Experts say the move is designed to attract new customers, but the bank is still beaten by other big four competition when it comes to the lowest advertised variable rates.

“Over the last few months, NAB’s home loan book has been sluggish, particularly in light of the recent gains made by CBA and ANZ. This move should help the bank reverse this,” Canstar data insights director Sally Tindall said.

“Existing NAB borrowers could find today’s news frustrating, as these rate cuts are only on offer for new customers.

“However, if you’re an existing customer, there’s absolutely nothing stopping you from picking up the phone and asking for a rate cut.“

Tindall said there are 38 lenders offering variable rates of less than 6 per cent.

On official cash rate cuts, Tindal said the timing is still “incredibly grey”.

NAB has revised the forecasted timing of the first official cut from February to May, while the other members of the big four maintain it will come in the second month of the year.

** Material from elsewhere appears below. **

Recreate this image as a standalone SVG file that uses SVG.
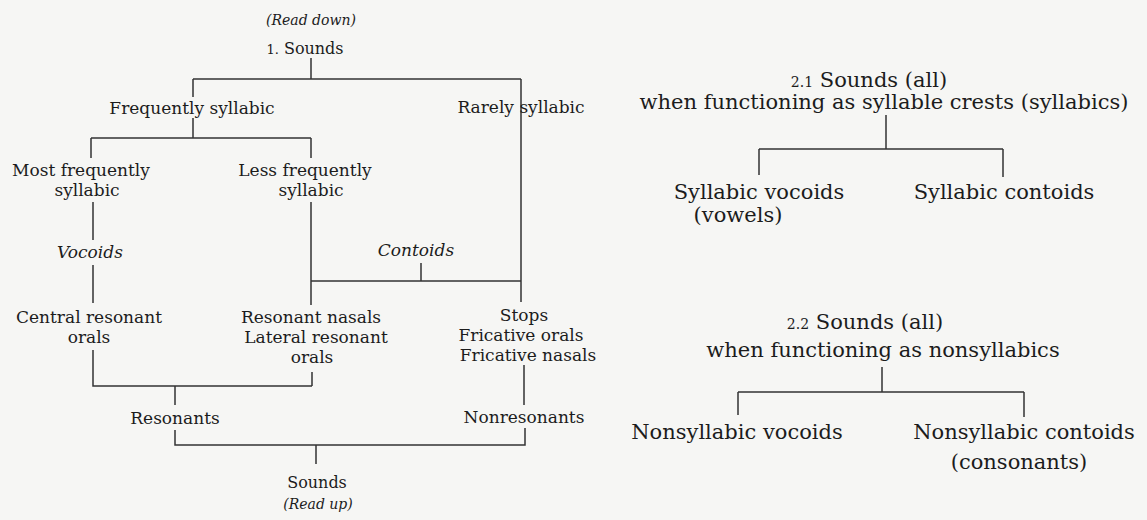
<svg xmlns="http://www.w3.org/2000/svg" width="1147" height="520" viewBox="0 0 1147 520">
<style>
.t{font-family:"DejaVu Serif","Liberation Serif",serif;fill:#1c1c1c;text-anchor:middle}
.l{font-size:17px}
.r{font-size:21px}
.i{font-style:italic}
.c{fill:none;stroke:#333;stroke-width:1.5}
</style>
<rect width="1147" height="520" fill="#f6f6f4"/>
<g id="connectors" class="c">
<path d="M311 58V79M193 79H521M193 79V97M521 79V302M193 118V138M91 138H311M91 138V158M311 138V158"/>
<path d="M93 202V240M93 265V303M311 202V305M421 263V281M311 281H521"/>
<path d="M93 350V386H312M312 372V386M175 386V405M175 430V445H525V428M524 365V405M316 445V464"/>
<path d="M886 115V149M759 149H1003M759 149V175M1003 149V177"/>
<path d="M882 367V392M738 392H1024M738 392V415M1024 392V417"/>
</g>
<g id="n-readdown"><text class="t i" x="311" y="25" font-size="14">(Read down)</text></g>
<g id="n-sounds1"><text class="t" x="305" y="54" font-size="16"><tspan font-size="13">1.</tspan> Sounds</text></g>
<g id="n-freq"><text class="t l" x="192" y="114">Frequently syllabic</text></g>
<g id="n-rare"><text class="t l" x="521" y="113">Rarely syllabic</text></g>
<g id="n-most"><text class="t l" x="81" y="176">Most frequently</text><text class="t l" x="87" y="196">syllabic</text></g>
<g id="n-less"><text class="t l" x="305" y="176">Less frequently</text><text class="t l" x="311" y="196">syllabic</text></g>
<g id="n-vocoids"><text class="t l i" x="90" y="258">Vocoids</text></g>
<g id="n-contoids"><text class="t l i" x="416" y="256">Contoids</text></g>
<g id="n-central"><text class="t l" x="89" y="323">Central resonant</text><text class="t l" x="89" y="343">orals</text></g>
<g id="n-lateral"><text class="t l" x="311" y="323">Resonant nasals</text><text class="t l" x="316" y="343">Lateral resonant</text><text class="t l" x="312" y="363">orals</text></g>
<g id="n-stops"><text class="t l" x="524" y="321">Stops</text><text class="t l" x="521" y="341">Fricative orals</text><text class="t l" x="528" y="361">Fricative nasals</text></g>
<g id="n-resonants"><text class="t l" x="175" y="424">Resonants</text></g>
<g id="n-nonresonants"><text class="t l" x="524" y="423">Nonresonants</text></g>
<g id="n-sounds-up"><text class="t" x="317" y="488" font-size="16">Sounds</text><text class="t i" x="318" y="509" font-size="14">(Read up)</text></g>
<g id="n-21"><text class="t r" x="869" y="87"><tspan font-size="14">2.1</tspan> Sounds (all)</text><text class="t r" x="884" y="109">when functioning as syllable crests (syllabics)</text></g>
<g id="n-sylvoc"><text class="t r" x="759" y="199">Syllabic vocoids</text><text class="t r" x="738" y="222">(vowels)</text></g>
<g id="n-sylcon"><text class="t r" x="1004" y="199">Syllabic contoids</text></g>
<g id="n-22"><text class="t r" x="865" y="329"><tspan font-size="14">2.2</tspan> Sounds (all)</text><text class="t r" x="883" y="357">when functioning as nonsyllabics</text></g>
<g id="n-nonvoc"><text class="t r" x="737" y="439">Nonsyllabic vocoids</text></g>
<g id="n-noncon"><text class="t r" x="1024" y="439">Nonsyllabic contoids</text><text class="t r" x="1019" y="469">(consonants)</text></g>
</svg>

“Unemployment has held steady for three months in a row, giving the RBA the green light to keep the cash rate at 4.35 per cent, for now, particularly seeing as underlying inflation is still a fair way above the bank’s 2 per cent to 3 per cent target band,” Tindall said.

“At this stage, it’s difficult to see the RBA cutting rates as its first point of business in 2025. The Board is likely to want to see at least two more rounds of favourable quarterly inflation data before cutting the cash rate.

“Whether the RBA starts cutting the cash rate in February or May might seem minor in the grand scheme of things (but) on a decent-sized mortgage it can add up.

“Canstar research shows the average owner-occupier with $600,000 debt and 25 years remaining could end up paying almost $2,000 extra in interest over the next two years as a result of a May start to the rate cuts, as opposed to February.”